Un billet de Jean-Guy Marceau
Je me berce près d’une grande fenêtre qui laisse un soleil pâle caresser mon visage. Je ne connais plus mon nom, Robert peut-être ? Je regarde dehors et c’est tout blanc, comme mon esprit confus, blanc comme la neige, comme les cheveux de ma mère. Je ne sais même plus ce que cela signifie le mot blanc.
Bientôt 84 ans. Toute une vie oubliée. Le temps pour moi n’a plus d’importance. Je me berce les yeux ailleurs. Ma boîte à souvenirs est brisée, pleine de trous. Autour de moi, dans une résidence de Verdun, une vie qui bat et tout en dedans de moi, quelque chose qui ne ressemble à rien. C’est quoi rien ? Ni gai ni triste, je respire encore, c’est machinal, je ne suis pas conscient, C’est la chose la plus simple… Respirer ! Mais pour qui, pourquoi ?

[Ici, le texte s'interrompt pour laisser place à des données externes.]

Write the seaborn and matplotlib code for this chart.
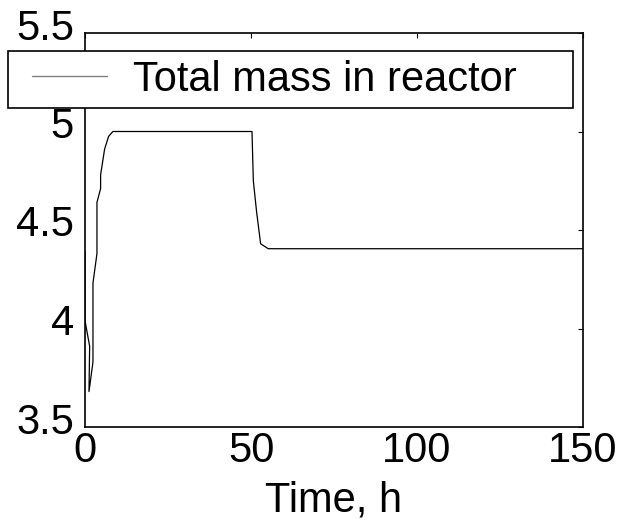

J’ai un peu froid. Je gratte le bois usé de ma chaise berçante avec mon pouce. Ça me fait drôle. Un geste, un petit geste innocent qui me rattache au temps qui passe. On vient me voir. Mais qui sont ces étrangers qui me touchent ? Je ne comprends pas. Je ne sais plus, comme une fausse musique, des bruits perdus sortent quelquefois de moi. Depuis des mois, c’est le grand silence. La nuit dans mon cœur. Et les mains de cette femme qui me caressent le visage… jadis si beau qu’il prête maintenant aux regards des autres qui me sont tous étrangers, indifférents. Mais les yeux de cette femme sont apaisants.
De petits flocons fous tombent du ciel. C’est l’hiver. Je berce mon hiver, ma dernière saison. J’ignore que ma fin est proche. Le tic tac de l’horloge du Centre résonne comme un léger cri dans ma tête. Dong, dong, dong ! Trois heures. C’est l’heure de la pilule qui me fera partir pour quelque temps. Et le temps, je n’ai que cela. Enveloppé dans ma couverture de laine, on m’amène à l’étage, comme on roule un panier d’épicerie. Dans le long couloir, des visages, des portes et encore des visages. Tout au bout, une lumière rouge: EXIT. C’est le seul mot que je prononce ROUGE, Rouge c’est aussi la couleur du sang qui coule dans mes veines bien malgré moi. Il me reste encore mes rêves. Sont-ils encore au rendez-vous ? Ou sont-ils un peu comme moi, perdus dans le néant, cherchant l’ultime lumière.